WHAT IS EXPECTED —
State how many lines in the listing below include the word "with", and add nothing besides the number.

DATASET CONTENT —

----

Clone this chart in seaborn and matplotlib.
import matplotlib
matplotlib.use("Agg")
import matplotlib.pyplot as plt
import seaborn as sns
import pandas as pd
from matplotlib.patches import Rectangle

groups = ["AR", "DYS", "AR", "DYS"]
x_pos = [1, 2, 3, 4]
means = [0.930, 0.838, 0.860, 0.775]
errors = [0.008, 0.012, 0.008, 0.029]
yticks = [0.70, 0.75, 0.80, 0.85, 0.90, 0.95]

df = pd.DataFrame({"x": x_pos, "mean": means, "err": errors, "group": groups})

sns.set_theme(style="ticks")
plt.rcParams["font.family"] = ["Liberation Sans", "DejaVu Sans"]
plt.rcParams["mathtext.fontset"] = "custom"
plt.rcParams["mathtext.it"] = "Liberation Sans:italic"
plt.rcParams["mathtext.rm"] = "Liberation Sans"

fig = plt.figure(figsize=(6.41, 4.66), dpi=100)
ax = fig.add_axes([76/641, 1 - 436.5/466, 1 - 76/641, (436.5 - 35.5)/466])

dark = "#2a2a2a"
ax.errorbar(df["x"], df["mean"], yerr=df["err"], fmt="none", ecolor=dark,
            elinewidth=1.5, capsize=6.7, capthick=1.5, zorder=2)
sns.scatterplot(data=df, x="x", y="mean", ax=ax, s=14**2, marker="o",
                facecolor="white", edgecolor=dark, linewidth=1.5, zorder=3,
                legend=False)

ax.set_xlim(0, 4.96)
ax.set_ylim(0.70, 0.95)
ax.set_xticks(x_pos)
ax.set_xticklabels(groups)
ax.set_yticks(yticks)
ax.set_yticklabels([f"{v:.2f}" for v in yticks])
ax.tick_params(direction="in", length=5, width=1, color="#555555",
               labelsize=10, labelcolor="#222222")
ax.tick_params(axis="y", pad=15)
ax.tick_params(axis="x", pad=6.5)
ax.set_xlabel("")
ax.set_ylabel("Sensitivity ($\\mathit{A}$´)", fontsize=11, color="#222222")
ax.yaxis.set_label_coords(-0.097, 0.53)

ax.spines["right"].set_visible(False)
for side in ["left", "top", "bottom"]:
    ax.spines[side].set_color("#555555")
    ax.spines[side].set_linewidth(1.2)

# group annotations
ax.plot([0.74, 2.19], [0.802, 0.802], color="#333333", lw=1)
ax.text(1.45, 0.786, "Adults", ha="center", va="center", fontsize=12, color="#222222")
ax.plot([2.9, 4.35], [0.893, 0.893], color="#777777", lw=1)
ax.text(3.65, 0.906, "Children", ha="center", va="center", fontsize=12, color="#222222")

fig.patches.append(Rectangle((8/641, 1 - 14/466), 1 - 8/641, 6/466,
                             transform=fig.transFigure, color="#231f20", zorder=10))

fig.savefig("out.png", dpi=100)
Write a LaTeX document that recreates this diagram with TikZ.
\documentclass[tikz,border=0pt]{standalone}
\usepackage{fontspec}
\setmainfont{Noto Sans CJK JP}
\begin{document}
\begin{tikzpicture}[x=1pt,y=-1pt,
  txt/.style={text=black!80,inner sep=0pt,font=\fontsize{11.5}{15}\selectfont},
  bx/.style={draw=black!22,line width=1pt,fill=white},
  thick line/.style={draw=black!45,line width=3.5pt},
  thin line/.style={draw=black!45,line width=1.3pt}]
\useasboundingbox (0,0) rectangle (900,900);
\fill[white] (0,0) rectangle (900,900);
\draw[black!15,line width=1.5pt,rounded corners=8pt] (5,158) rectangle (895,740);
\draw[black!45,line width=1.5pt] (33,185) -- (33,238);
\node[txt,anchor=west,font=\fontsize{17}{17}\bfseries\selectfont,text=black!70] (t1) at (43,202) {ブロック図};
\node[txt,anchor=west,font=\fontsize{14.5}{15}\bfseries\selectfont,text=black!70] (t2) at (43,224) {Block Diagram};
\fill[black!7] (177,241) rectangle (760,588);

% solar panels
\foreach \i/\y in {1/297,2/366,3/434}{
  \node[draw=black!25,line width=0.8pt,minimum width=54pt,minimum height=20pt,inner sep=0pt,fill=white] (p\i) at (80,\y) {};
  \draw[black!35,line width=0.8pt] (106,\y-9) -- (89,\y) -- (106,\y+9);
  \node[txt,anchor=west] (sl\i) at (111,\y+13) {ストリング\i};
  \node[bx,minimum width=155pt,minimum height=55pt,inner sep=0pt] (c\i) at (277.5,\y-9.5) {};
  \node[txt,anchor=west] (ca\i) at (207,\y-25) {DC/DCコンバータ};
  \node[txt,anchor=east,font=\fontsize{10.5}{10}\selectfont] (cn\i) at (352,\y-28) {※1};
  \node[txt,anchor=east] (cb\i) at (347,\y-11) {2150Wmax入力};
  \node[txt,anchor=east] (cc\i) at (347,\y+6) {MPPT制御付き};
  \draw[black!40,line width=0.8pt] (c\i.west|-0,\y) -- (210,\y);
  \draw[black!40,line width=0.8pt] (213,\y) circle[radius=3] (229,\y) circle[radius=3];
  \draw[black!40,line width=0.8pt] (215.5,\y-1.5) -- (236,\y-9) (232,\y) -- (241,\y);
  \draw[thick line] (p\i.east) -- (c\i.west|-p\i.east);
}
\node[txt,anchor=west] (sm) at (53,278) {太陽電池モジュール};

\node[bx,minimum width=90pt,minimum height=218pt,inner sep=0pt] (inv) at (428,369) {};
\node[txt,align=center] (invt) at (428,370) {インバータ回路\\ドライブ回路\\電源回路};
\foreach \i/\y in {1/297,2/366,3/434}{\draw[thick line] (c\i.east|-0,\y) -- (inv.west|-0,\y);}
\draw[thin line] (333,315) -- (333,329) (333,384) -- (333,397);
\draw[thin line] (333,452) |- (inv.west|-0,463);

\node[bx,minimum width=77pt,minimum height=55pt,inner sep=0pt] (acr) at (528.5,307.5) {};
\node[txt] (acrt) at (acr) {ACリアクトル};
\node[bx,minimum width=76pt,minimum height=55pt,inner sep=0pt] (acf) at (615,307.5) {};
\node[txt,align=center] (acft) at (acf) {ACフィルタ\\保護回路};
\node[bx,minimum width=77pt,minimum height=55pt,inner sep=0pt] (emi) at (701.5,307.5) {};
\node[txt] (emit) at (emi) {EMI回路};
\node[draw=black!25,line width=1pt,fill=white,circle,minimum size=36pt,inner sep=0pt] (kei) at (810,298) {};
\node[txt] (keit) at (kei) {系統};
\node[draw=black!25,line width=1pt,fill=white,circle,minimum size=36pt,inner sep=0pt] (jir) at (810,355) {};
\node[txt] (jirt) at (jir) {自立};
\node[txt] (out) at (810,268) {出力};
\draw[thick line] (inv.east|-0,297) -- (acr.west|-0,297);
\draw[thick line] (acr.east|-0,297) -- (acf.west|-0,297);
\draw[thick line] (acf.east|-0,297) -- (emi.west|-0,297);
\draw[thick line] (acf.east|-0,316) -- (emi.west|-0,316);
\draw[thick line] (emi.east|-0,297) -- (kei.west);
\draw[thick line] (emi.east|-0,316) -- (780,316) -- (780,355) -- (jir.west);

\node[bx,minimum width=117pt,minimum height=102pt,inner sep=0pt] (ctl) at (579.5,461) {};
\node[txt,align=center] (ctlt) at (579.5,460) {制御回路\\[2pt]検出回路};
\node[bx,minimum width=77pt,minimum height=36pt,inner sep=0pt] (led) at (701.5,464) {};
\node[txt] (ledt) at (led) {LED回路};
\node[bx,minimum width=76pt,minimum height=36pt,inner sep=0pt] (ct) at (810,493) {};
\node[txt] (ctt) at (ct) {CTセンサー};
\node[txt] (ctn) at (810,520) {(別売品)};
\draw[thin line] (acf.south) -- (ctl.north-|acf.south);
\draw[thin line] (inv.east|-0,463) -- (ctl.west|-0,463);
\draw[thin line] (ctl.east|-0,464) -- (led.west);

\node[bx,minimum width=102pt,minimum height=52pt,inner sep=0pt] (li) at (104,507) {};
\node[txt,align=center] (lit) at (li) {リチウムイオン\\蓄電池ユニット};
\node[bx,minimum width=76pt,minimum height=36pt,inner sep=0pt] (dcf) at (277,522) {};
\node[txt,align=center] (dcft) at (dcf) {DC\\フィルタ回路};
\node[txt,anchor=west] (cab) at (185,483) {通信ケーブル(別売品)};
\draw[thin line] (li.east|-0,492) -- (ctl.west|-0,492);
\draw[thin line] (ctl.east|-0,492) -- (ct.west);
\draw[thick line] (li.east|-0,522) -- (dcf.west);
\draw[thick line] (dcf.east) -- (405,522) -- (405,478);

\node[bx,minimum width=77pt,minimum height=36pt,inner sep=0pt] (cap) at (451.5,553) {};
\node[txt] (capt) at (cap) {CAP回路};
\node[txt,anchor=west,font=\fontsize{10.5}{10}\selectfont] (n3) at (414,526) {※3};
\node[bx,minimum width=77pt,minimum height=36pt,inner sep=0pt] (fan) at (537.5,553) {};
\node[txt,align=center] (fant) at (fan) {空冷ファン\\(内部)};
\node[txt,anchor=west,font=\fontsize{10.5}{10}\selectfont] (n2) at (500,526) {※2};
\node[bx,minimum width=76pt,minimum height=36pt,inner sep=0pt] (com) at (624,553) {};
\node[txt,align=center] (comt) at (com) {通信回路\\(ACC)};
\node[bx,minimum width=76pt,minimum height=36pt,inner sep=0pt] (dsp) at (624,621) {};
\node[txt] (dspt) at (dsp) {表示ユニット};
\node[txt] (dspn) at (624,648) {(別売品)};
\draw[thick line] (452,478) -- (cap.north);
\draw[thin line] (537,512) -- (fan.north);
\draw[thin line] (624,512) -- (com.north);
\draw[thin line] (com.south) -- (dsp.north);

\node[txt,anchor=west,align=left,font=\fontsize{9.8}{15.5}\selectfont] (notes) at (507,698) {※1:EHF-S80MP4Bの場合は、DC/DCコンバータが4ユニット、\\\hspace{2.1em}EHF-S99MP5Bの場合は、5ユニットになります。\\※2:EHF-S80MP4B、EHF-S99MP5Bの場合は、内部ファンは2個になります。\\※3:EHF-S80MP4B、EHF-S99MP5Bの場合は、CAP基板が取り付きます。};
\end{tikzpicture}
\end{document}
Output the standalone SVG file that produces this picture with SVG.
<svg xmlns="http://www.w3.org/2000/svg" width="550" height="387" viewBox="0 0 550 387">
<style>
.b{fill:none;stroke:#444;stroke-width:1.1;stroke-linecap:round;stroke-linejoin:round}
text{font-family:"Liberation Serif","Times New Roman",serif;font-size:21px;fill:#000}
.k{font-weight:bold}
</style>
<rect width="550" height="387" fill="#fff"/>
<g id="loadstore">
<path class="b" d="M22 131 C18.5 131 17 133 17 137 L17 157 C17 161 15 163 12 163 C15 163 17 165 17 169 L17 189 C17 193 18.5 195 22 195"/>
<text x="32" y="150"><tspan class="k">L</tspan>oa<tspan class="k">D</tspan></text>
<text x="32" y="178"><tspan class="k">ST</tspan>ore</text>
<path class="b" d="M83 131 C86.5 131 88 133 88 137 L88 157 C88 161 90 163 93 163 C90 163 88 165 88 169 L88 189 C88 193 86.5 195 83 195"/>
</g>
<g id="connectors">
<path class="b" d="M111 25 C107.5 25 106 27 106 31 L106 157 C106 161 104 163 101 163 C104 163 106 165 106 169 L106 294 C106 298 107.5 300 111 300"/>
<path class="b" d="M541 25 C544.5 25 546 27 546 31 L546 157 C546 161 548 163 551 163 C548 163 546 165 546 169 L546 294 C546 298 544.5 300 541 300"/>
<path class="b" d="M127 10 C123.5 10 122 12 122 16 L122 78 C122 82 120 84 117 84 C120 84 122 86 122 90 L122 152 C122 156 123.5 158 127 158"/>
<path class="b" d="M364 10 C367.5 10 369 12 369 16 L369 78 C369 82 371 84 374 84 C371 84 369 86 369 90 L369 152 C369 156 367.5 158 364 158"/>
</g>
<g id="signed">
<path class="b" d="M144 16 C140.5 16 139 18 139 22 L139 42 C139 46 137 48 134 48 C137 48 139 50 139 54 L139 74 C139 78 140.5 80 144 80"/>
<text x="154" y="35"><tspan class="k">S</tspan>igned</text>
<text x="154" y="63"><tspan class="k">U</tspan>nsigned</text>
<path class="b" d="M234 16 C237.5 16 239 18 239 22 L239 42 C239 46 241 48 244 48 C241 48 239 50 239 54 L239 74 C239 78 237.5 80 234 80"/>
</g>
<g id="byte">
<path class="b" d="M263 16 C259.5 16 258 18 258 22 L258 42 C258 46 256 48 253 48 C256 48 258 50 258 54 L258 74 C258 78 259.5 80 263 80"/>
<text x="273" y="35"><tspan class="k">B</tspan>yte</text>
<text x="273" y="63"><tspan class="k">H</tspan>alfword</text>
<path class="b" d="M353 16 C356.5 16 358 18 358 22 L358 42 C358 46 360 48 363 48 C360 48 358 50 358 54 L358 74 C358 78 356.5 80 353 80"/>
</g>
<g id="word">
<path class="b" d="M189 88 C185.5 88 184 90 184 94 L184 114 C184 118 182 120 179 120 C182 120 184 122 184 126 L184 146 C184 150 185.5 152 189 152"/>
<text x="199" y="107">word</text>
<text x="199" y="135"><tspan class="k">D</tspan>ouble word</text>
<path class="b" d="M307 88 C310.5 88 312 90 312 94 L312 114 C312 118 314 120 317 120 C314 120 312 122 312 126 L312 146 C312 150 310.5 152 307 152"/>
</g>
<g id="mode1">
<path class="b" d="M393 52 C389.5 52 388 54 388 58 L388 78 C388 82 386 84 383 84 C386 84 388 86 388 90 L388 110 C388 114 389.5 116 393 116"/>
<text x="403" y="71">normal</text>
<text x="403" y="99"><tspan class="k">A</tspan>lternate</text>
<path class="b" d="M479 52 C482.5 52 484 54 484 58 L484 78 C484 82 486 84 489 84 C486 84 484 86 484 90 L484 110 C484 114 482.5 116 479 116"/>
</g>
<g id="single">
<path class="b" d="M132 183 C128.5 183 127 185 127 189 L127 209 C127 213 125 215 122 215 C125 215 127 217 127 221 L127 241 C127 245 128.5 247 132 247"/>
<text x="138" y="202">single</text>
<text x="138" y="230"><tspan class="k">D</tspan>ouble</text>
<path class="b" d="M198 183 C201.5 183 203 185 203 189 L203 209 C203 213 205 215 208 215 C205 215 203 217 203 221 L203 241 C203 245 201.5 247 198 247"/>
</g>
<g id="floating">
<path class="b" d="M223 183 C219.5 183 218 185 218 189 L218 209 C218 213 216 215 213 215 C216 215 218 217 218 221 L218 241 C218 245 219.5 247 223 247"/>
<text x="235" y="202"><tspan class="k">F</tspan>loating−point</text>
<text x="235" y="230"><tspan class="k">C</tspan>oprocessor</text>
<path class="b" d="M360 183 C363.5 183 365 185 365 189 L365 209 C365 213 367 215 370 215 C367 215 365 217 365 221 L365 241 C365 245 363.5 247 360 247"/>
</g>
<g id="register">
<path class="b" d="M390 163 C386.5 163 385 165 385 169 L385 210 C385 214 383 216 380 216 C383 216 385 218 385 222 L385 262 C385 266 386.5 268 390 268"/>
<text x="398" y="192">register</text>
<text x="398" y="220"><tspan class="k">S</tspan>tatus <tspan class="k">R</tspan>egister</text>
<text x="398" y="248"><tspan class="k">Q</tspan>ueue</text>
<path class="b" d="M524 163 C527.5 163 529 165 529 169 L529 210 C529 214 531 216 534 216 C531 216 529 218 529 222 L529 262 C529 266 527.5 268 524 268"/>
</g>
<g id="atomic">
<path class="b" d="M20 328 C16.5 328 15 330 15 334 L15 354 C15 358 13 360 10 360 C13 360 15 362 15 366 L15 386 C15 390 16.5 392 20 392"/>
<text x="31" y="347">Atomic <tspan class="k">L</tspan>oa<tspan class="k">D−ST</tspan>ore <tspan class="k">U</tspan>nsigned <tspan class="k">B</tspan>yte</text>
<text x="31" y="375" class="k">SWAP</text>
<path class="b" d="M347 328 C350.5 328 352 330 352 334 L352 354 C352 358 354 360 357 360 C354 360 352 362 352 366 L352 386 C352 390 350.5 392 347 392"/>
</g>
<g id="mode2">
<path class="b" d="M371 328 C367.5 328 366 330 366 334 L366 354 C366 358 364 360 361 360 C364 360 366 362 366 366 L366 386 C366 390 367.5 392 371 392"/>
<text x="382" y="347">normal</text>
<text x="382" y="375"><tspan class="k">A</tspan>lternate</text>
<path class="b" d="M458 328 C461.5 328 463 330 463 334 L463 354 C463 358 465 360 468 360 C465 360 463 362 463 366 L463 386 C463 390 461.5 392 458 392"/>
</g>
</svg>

----

EXERCISE OUTPUT —
2